In addition, another macro factor to consider is how the COVID-19 pandemic has changed, in some cases, permanently changed, how people live and work. These issues would impact the performance of such key sectors as health care, biotechnology, real estate, among others, he said.
In addressing Janus Henderson's recently released results for the first quarter ended March 31 — in which the asset manager recorded $5.5 billion in net inflows, the first such quarter of net inflows in more than five years — Mr. Dibadj said he was pleased with the results, but cautioned that "one quarter does not a trend make."
However, it is the increased cost of capital that might be the most important factor for investors to consider now, he said, noting that for the past 10 or 15 years, as interest rates had been very low, companies could borrow money freely.
But now, Mr. Dibadj warned, that era of free money is over and investors will have to start differentiating between the good and bad companies in this new climate of higher costs as the market faces a reckoning.
Innovative companies will likely outperform in the coming years, he added, and the corporate landscape will be divided between the haves and have-nots.
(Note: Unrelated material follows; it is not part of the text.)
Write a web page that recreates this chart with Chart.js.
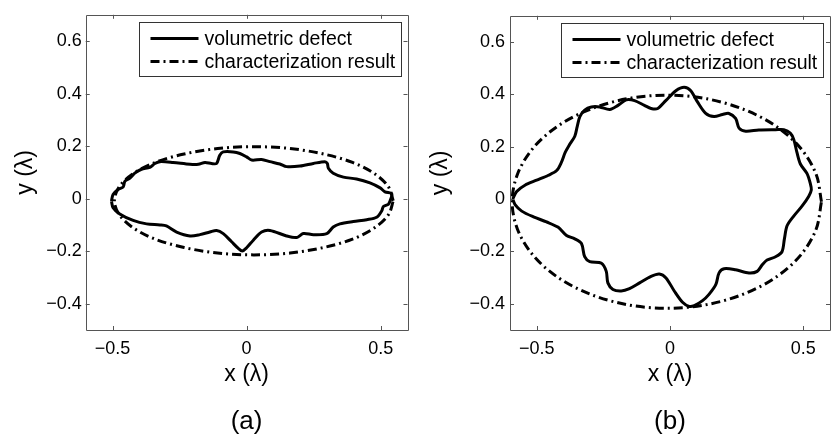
<!DOCTYPE html>
<html>
<head>
<meta charset="utf-8">
<script src="https://cdn.jsdelivr.net/npm/chart.js@4.4.1/dist/chart.umd.min.js"></script>
<style>
  html, body { margin: 0; padding: 0; background: #fff; overflow: hidden; }
  #wrap { position: relative; width: 831px; height: 439px; }
  canvas { position: absolute; top: 0; }
  #chartA { left: 0; }
  #chartB { left: 415px; }
</style>
</head>
<body>
<div id="wrap">
  <canvas id="chartA" width="415" height="439"></canvas>
  <canvas id="chartB" width="416" height="439"></canvas>
</div>
<script>
// axis ticks (same for both panels)
const xTicks = [-0.5, 0, 0.5]
const yTicks = [-0.4, -0.2, 0, 0.2, 0.4, 0.6]

// panel (a): volumetric defect outline
const defectAX = [-0.504, -0.498, -0.479, -0.460, -0.454, -0.435, -0.417, -0.392, -0.361, -0.342, -0.323, -0.274, -0.211, -0.180, -0.155, -0.131, -0.112, -0.100, -0.087, -0.050, -0.025, 0.000, 0.019, 0.056, 0.087, 0.124, 0.149, 0.199, 0.249, 0.292, 0.301, 0.305, 0.323, 0.361, 0.410, 0.460, 0.498, 0.516, 0.541, 0.538, 0.529, 0.510, 0.504, 0.485, 0.448, 0.398, 0.348, 0.323, 0.299, 0.249, 0.211, 0.187, 0.149, 0.087, 0.056, 0.025, 0.000, -0.016, -0.031, -0.056, -0.087, -0.112, -0.137, -0.174, -0.211, -0.261, -0.299, -0.323, -0.373, -0.423, -0.473, -0.498, -0.504]
const defectAY = [-0.009, 0.016, 0.035, 0.045, 0.066, 0.078, 0.097, 0.112, 0.119, 0.134, 0.141, 0.138, 0.131, 0.131, 0.138, 0.134, 0.134, 0.165, 0.178, 0.178, 0.172, 0.159, 0.147, 0.149, 0.141, 0.132, 0.122, 0.124, 0.134, 0.141, 0.134, 0.116, 0.097, 0.082, 0.075, 0.060, 0.041, 0.026, 0.019, 0.000, -0.021, -0.030, -0.046, -0.071, -0.080, -0.087, -0.096, -0.108, -0.133, -0.137, -0.133, -0.148, -0.142, -0.121, -0.127, -0.158, -0.187, -0.199, -0.189, -0.164, -0.133, -0.121, -0.127, -0.137, -0.142, -0.127, -0.104, -0.100, -0.096, -0.083, -0.058, -0.034, -0.009]

// panel (a): characterization result (ellipse)
const fitAX = [0.547, 0.529, 0.477, 0.395, 0.287, 0.162, 0.027, -0.108, -0.233, -0.341, -0.423, -0.475, -0.493, -0.475, -0.423, -0.341, -0.233, -0.108, 0.027, 0.162, 0.287, 0.395, 0.477, 0.529, 0.547]
const fitAY = [-0.008, 0.045, 0.095, 0.138, 0.170, 0.191, 0.198, 0.191, 0.170, 0.138, 0.095, 0.045, -0.008, -0.061, -0.111, -0.154, -0.186, -0.207, -0.214, -0.207, -0.186, -0.154, -0.111, -0.061, -0.008]

// panel (b): volumetric defect outline
const defectBX = [-0.590, -0.575, -0.544, -0.500, -0.456, -0.425, -0.407, -0.393, -0.376, -0.357, -0.348, -0.338, -0.320, -0.295, -0.264, -0.226, -0.195, -0.164, -0.133, -0.096, -0.071, -0.046, -0.015, 0.022, 0.053, 0.078, 0.103, 0.134, 0.165, 0.197, 0.221, 0.246, 0.259, 0.284, 0.333, 0.396, 0.427, 0.451, 0.464, 0.476, 0.489, 0.514, 0.526, 0.530, 0.520, 0.495, 0.464, 0.439, 0.429, 0.420, 0.396, 0.364, 0.346, 0.327, 0.296, 0.246, 0.203, 0.184, 0.172, 0.147, 0.122, 0.091, 0.072, 0.047, 0.016, -0.015, -0.040, -0.071, -0.114, -0.152, -0.183, -0.214, -0.233, -0.239, -0.257, -0.301, -0.320, -0.332, -0.357, -0.388, -0.419, -0.463, -0.512, -0.556, -0.581, -0.590]
const defectBY = [0.000, 0.029, 0.053, 0.072, 0.091, 0.109, 0.141, 0.178, 0.209, 0.240, 0.277, 0.315, 0.340, 0.352, 0.352, 0.342, 0.358, 0.379, 0.376, 0.358, 0.346, 0.346, 0.377, 0.414, 0.427, 0.414, 0.371, 0.327, 0.315, 0.323, 0.327, 0.308, 0.271, 0.259, 0.264, 0.265, 0.265, 0.252, 0.228, 0.178, 0.134, 0.097, 0.060, 0.035, 0.010, -0.027, -0.065, -0.102, -0.152, -0.201, -0.220, -0.233, -0.251, -0.276, -0.282, -0.270, -0.266, -0.282, -0.326, -0.363, -0.388, -0.407, -0.410, -0.394, -0.351, -0.301, -0.286, -0.295, -0.320, -0.342, -0.351, -0.345, -0.320, -0.276, -0.245, -0.239, -0.220, -0.170, -0.152, -0.139, -0.108, -0.087, -0.068, -0.046, -0.021, 0.000]

// panel (b): characterization result
const fitBX = [0.568, 0.548, 0.490, 0.398, 0.278, 0.138, -0.012, -0.162, -0.302, -0.422, -0.514, -0.572, -0.592, -0.572, -0.514, -0.422, -0.302, -0.162, -0.012, 0.138, 0.278, 0.398, 0.490, 0.548, 0.568]
const fitBY = [-0.010, 0.095, 0.194, 0.278, 0.342, 0.383, 0.397, 0.383, 0.342, 0.278, 0.194, 0.095, -0.010, -0.115, -0.214, -0.298, -0.362, -0.403, -0.417, -0.403, -0.362, -0.298, -0.214, -0.115, -0.010]

const FONT = "'Liberation Sans', Arial, sans-serif"
const DASHDOT = [9, 4, 2, 4]

const zip = (xs, ys) => xs.map((x, i) => ({ x: x, y: ys[i] }))
const fmt = (v) => (v < 0 ? "\u2212" + Math.abs(v) : String(v))

// box, inward ticks, legend and panel caption (MATLAB look)
const framePlugin = {
  id: "frame",
  afterDraw(chart, args, opts) {
    const { ctx, chartArea: a, scales } = chart
    const L = a.left, R = a.right, T = a.top, B = a.bottom
    ctx.save()
    ctx.strokeStyle = "#555"
    ctx.lineWidth = 1
    ctx.beginPath()
    ctx.rect(Math.round(L) + 0.5, Math.round(T) + 0.5, Math.round(R - L), Math.round(B - T))
    xTicks.forEach((v) => {
      const px = Math.round(scales.x.getPixelForValue(v)) + 0.5
      ctx.moveTo(px, B); ctx.lineTo(px, B - 4)
      ctx.moveTo(px, T); ctx.lineTo(px, T + 4)
    })
    yTicks.forEach((v) => {
      const py = Math.round(scales.y.getPixelForValue(v)) + 0.5
      ctx.moveTo(L, py); ctx.lineTo(L + 4, py)
      ctx.moveTo(R, py); ctx.lineTo(R - 4, py)
    })
    ctx.stroke()

    // legend
    const bw = 262, bh = 54
    const bx = Math.round(R - opts.legendRight - bw) + 0.5
    const by = Math.round(T + 7) + 0.5
    ctx.fillStyle = "#fff"
    ctx.fillRect(bx, by, bw, bh)
    ctx.strokeStyle = "#333"
    ctx.strokeRect(bx, by, bw, bh)
    ctx.font = "19.5px " + FONT
    ctx.textBaseline = "middle"
    ctx.textAlign = "left"
    chart.data.datasets.forEach((ds, i) => {
      const ly = by + 16 + i * 23
      ctx.strokeStyle = "#000"
      ctx.lineWidth = 3
      ctx.setLineDash(ds.borderDash || [])
      ctx.beginPath()
      ctx.moveTo(bx + 11, ly)
      ctx.lineTo(bx + 59, ly)
      ctx.stroke()
      ctx.setLineDash([])
      ctx.fillStyle = "#000"
      ctx.fillText(ds.label, bx + 65, ly + 1)
    })

    // panel caption
    ctx.font = "26px " + FONT
    ctx.textAlign = "center"
    ctx.textBaseline = "alphabetic"
    ctx.fillStyle = "#000"
    ctx.fillText(opts.caption, scales.x.getPixelForValue(0), 429)
    ctx.restore()
  },
}

function makeChart(id, defX, defY, fitX, fitY, cfg) {
  return new Chart(document.getElementById(id), {
    type: "scatter",
    data: {
      datasets: [
        {
          label: "volumetric defect",
          data: zip(defX, defY),
          showLine: true,
          borderColor: "#000",
          borderWidth: 3,
          pointRadius: 0,
          tension: 0.3,
        },
        {
          label: "characterization result",
          data: zip(fitX, fitY),
          showLine: true,
          borderColor: "#000",
          borderWidth: 3,
          borderDash: DASHDOT,
          pointRadius: 0,
          tension: 0.33,
        },
      ],
    },
    options: {
      responsive: false,
      animation: false,
      layout: { padding: { left: 0, top: 8, right: cfg.padRight, bottom: 0 } },
      plugins: {
        legend: { display: false },
        tooltip: { enabled: false },
        frame: { caption: cfg.caption, legendRight: 7 },
      },
      scales: {
        x: {
          type: "linear",
          min: -0.6,
          max: 0.6,
          afterBuildTicks: (s) => { s.ticks = xTicks.map((v) => ({ value: v })) },
          afterFit: (s) => { s.height = 109 },
          grid: { display: false, drawTicks: false },
          border: { display: false },
          ticks: { color: "#000", font: { family: FONT, size: 18 }, padding: 8, maxRotation: 0, autoSkip: false, callback: fmt },
          title: { display: true, text: "x (\u03bb)", color: "#000", font: { family: FONT, size: 23 }, padding: { top: 0, bottom: 51 } },
        },
        y: {
          type: "linear",
          min: -0.5,
          max: 0.7,
          afterBuildTicks: (s) => { s.ticks = yTicks.map((v) => ({ value: v })) },
          afterFit: (s) => { s.width = cfg.yWidth },
          grid: { display: false, drawTicks: false },
          border: { display: false },
          ticks: { color: "#000", font: { family: FONT, size: 18 }, padding: cfg.yPad, autoSkip: false, callback: fmt },
          title: { display: true, text: "y (\u03bb)", color: "#000", font: { family: FONT, size: 23 }, padding: { top: 12, bottom: 0 } },
        },
      },
    },
    plugins: [framePlugin],
  })
}

makeChart("chartA", defectAX, defectAY, fitAX, fitAY, { caption: "(a)", yWidth: 85.7, yPad: 4, padRight: 7.5 })
makeChart("chartB", defectBX, defectBY, fitBX, fitBY, { caption: "(b)", yWidth: 95, yPad: 5, padRight: 1 })
</script>
</body>
</html>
Higher interest rates, which have led to higher yields, have also caused a big "rotation into fixed income," Mr. Dibadj said, even among investors and clients who previously regarded fixed-income investments as "irrelevant."
With respect to private assets and alternative assets, Mr Dibadj said this part of the investment industry has been undergoing an ongoing democratization whereby more and more retail investors are buying these asset classes. But he cautioned that private assets might not be right for everyone.
Finally, Mr. Dibadj said environmental, social and governance, or ESG, and sustainability, are "important financial aspects" of investing and that Janus has integrated ESG factors into its investment processes.